The idea is to have the caller decide that a function call should be resolved dynamically, with no restriction on having base classes for each parameter. This would be done when the call to a function prefixes one or more arguments with virtual. This makes the dynamic dispatch case similar to conventional compile-time overloading, where no base types are required when lookup is performed.

As of cmm-0.27, the experimental -caller-dispatch flag (see test107 and examples/caller-dispatch.cmm) supports this usage.

9.3 Optimising of single virtual parameter case

A virtual function with a single virtual parameters is equivalent to a conventional C++ virtual method. Cmm has access to all source code when a project is built, so it could add virtual member functions to classes and make dispatch functions call these methods directly.
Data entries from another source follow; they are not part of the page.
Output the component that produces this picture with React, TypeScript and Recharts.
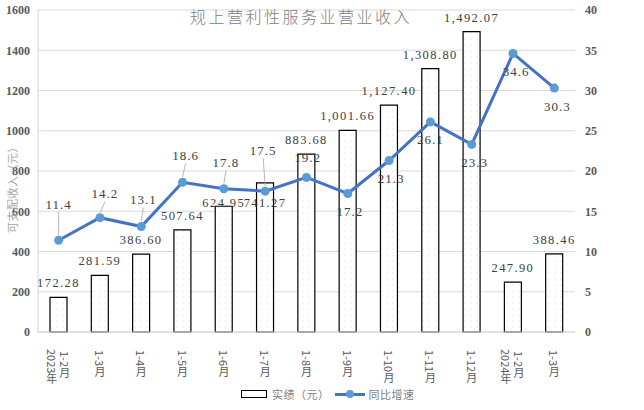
import { Bar, CartesianGrid, ComposedChart, LabelList, Line, XAxis, YAxis } from "recharts";

const CATEGORIES = [
  "2023年|1-2月",
  "1-3月",
  "1-4月",
  "1-5月",
  "1-6月",
  "1-7月",
  "1-8月",
  "1-9月",
  "1-10月",
  "1-11月",
  "1-12月",
  "2024年|1-2月",
  "1-3月",
];
const REVENUE = [172.28, 281.59, 386.6, 507.64, 624.95, 741.27, 883.68, 1001.66, 1127.4, 1308.8, 1492.07, 247.9, 388.46];
const GROWTH = [11.4, 14.2, 13.1, 18.6, 17.8, 17.5, 19.2, 17.2, 21.3, 26.1, 23.3, 34.6, 30.3];
const LEFT_TICKS = [0, 200, 400, 600, 800, 1000, 1200, 1400, 1600];
const RIGHT_TICKS = [0, 5, 10, 15, 20, 25, 30, 35, 40];

// label placement tweaks (like the hand-moved labels in the original)
const BAR_LABEL_NUDGE: Record<number, number> = { 4: 11, 5: 34 };
const LINE_LABEL_DY = [-36, -24, -27, -27, -26, -41, -20, 18, 18, 18, 18, 18, 18];
const LINE_LABEL_DX = [0, 5, 2, 3, 2, -2, 1, 2, 2, 0, 3, 3, 3];

const data = CATEGORIES.map((label, i) => ({
  label,
  revenue: REVENUE[i],
  growth: GROWTH[i],
}));

const SERIF = '"Liberation Serif", "DejaVu Serif", serif';
const CJK = '"Noto Sans CJK SC", "Noto Sans", sans-serif';

function XTick(props: any) {
  const { x, y, payload } = props;
  const parts = String(payload.value).split("|");
  const style = { writingMode: "vertical-rl" as const, textOrientation: "mixed" as const };
  if (parts.length === 2) {
    return (
      <g>
        <text x={x - 7} y={y + 9} fontSize={11} fill="#595959" fontFamily={CJK} style={style}>
          {parts[0]}
        </text>
        <text x={x + 6} y={y + 11} fontSize={11} fill="#595959" fontFamily={CJK} style={style}>
          {parts[1]}
        </text>
      </g>
    );
  }
  return (
    <text x={x} y={y + 10} fontSize={11} fill="#595959" fontFamily={CJK} style={style}>
      {parts[0]}
    </text>
  );
}

function BarValueLabel(props: any) {
  const { x, y, width, value, index } = props;
  const txt = Number(value).toLocaleString("en-US", { minimumFractionDigits: 2, maximumFractionDigits: 2 });
  return (
    <text
      x={x + width / 2}
      y={y - 14 + (BAR_LABEL_NUDGE[index] ?? 0)}
      textAnchor="middle"
      dominantBaseline="central"
      fontSize={12.5}
      letterSpacing={1.4}
      fill="#404040"
      fontFamily={SERIF}
    >
      {txt}
    </text>
  );
}

function GrowthLabel(props: any) {
  const { x, y, value, index } = props;
  const dy = LINE_LABEL_DY[index];
  const dx = LINE_LABEL_DX[index];
  return (
    <g>
      {dy <= -24 && (
        <line x1={x + dx} y1={y + dy + 8} x2={x} y2={y - 5} stroke="#a6a6a6" strokeWidth={0.8} />
      )}
      <text
        x={x + dx}
        y={y + dy}
        textAnchor="middle"
        dominantBaseline="central"
        fontSize={13}
        letterSpacing={1}
        fill="#404040"
        fontFamily={SERIF}
      >
        {value.toFixed(1)}
      </text>
    </g>
  );
}

export default function App() {
  const axisTick = { fill: "#595959", fontSize: 12, fontWeight: 700, fontFamily: SERIF };
  return (
    <div style={{ position: "absolute", left: 0, top: 0, width: 644, height: 410, background: "#fff" }}>
      <svg width={0} height={0} style={{ position: "absolute" }}>
        <defs>
          <pattern id="dots" width={6} height={6} patternUnits="userSpaceOnUse">
            <rect width={6} height={6} fill="#fff" />
            <circle cx={3} cy={3} r={0.5} fill="#c8c8c8" />
          </pattern>
        </defs>
      </svg>
      <ComposedChart width={644} height={410} data={data} margin={{ top: 10, right: 0, bottom: 0, left: 0 }}>
        <CartesianGrid vertical={false} stroke="#d9d9d9" />
        <XAxis
          dataKey="label"
          interval={0}
          height={78}
          tickLine={false}
          axisLine={{ stroke: "#d0d7e5" }}
          tick={<XTick />}
        />
        <YAxis
          domain={[0, 1600]}
          ticks={LEFT_TICKS}
          width={38}
          tickLine={false}
          tickSize={6}
          tickMargin={2}
          axisLine={{ stroke: "#c5d9f1" }}
          tick={axisTick}
        />
        <YAxis
          yAxisId="right"
          orientation="right"
          domain={[0, 40]}
          ticks={RIGHT_TICKS}
          width={69}
          tickLine={false}
          tickSize={6}
          tickMargin={4}
          axisLine={false}
          tick={axisTick}
        />
        <Bar dataKey="revenue" barSize={17} fill="url(#dots)" stroke="#000" strokeWidth={1.2} isAnimationActive={false}>
          <LabelList dataKey="revenue" content={<BarValueLabel />} />
        </Bar>
        <Line
          yAxisId="right"
          dataKey="growth"
          stroke="#4472C4"
          strokeWidth={3}
          dot={{ r: 4.5, fill: "#5B9BD5", stroke: "#5B9BD5", strokeWidth: 0 }}
          isAnimationActive={false}
        >
          <LabelList dataKey="growth" content={<GrowthLabel />} />
        </Line>
      </ComposedChart>

      <div
        style={{
          position: "absolute",
          left: 301,
          top: 6,
          transform: "translateX(-50%)",
          whiteSpace: "nowrap",
          fontFamily: CJK,
          fontSize: 16,
          lineHeight: "20px",
          letterSpacing: 2.5,
          color: "#808080",
          fontWeight: 300,
        }}
      >
        规上营利性服务业营业收入
      </div>

      <div
        style={{
          position: "absolute",
          left: 12,
          top: 187,
          transform: "translate(-50%, -50%) rotate(-90deg)",
          whiteSpace: "nowrap",
          fontFamily: CJK,
          fontSize: 11,
          letterSpacing: 0.5,
          color: "#a6a6a6",
        }}
      >
        可支配收入（元）
      </div>

      <div
        style={{
          position: "absolute",
          left: 241,
          top: 386,
          display: "flex",
          alignItems: "center",
          fontFamily: CJK,
          fontSize: 11,
          letterSpacing: 0.5,
          color: "#808080",
          lineHeight: "16px",
          whiteSpace: "nowrap",
        }}
      >
        <span style={{ display: "inline-block", width: 24, height: 6, border: "1px solid #000", background: "#fff" }} />
        <span style={{ marginLeft: 5 }}>实绩（元）</span>
        <span style={{ position: "relative", display: "inline-block", width: 30, height: 8, marginLeft: 5 }}>
          <span style={{ position: "absolute", left: 0, top: 2.5, width: 30, height: 3, background: "#4472C4" }} />
          <span
            style={{ position: "absolute", left: 11, top: 0, width: 8, height: 8, borderRadius: 4, background: "#5B9BD5" }}
          />
        </span>
        <span style={{ marginLeft: 4 }}>同比增速</span>
      </div>
    </div>
  );
}
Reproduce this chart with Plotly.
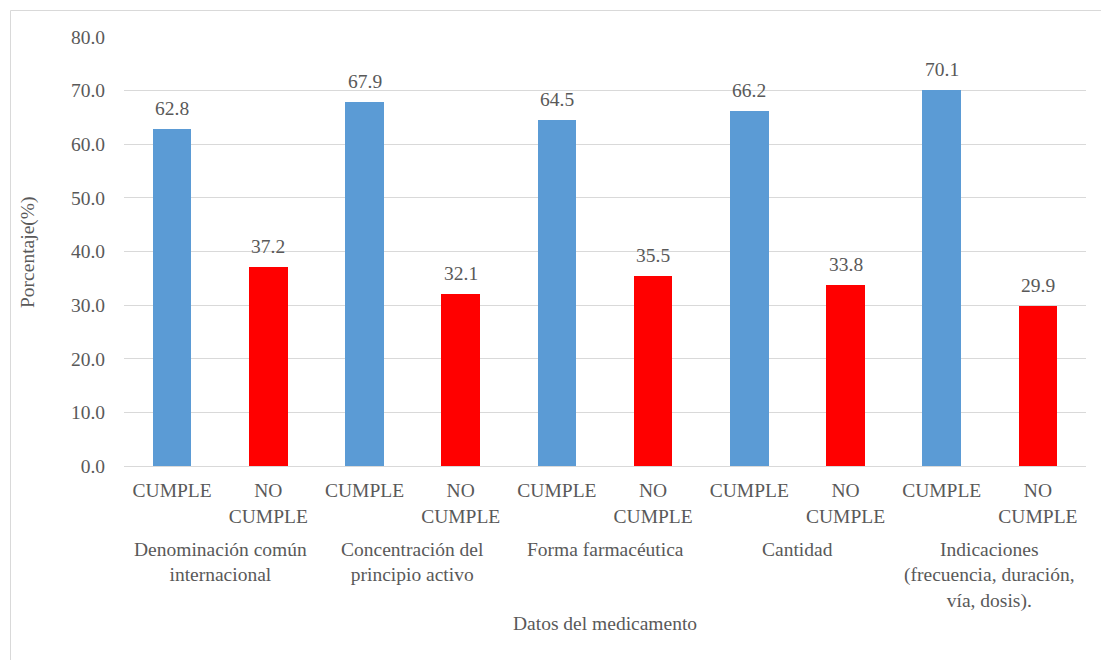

For example a Cmm file:

struct Base
{   ...
};
void Foo( virtual Base& x, double y);

struct Derived : Base
{        ...
};
void Foo( Derived& x, double y)
{   // implementation for class Derived.
}

- would be translated into:

struct Base
{   ...
    virtual void cmm_Foo( double y) = 0;
};
inline void Foo( Base& x, double y)
{
    return x.cmm_Foo( y);
}

struct Derived1 : Base
{   ...
    virtual void cmm_Foo( double y)
    {
        Base& x = *this;
        // implementation for class Derived
    }
};

And no separate dispatch function would be required.

There is one difference here, in that a compile time error will be given if the original Cmm source doesn't contain an implementation of Foo( Derived&, double) for some class Derived. Cmm as it stands would give only a runtime error. However, one could make Cmm output a Base::cmm_Foo( double) that throws an exception.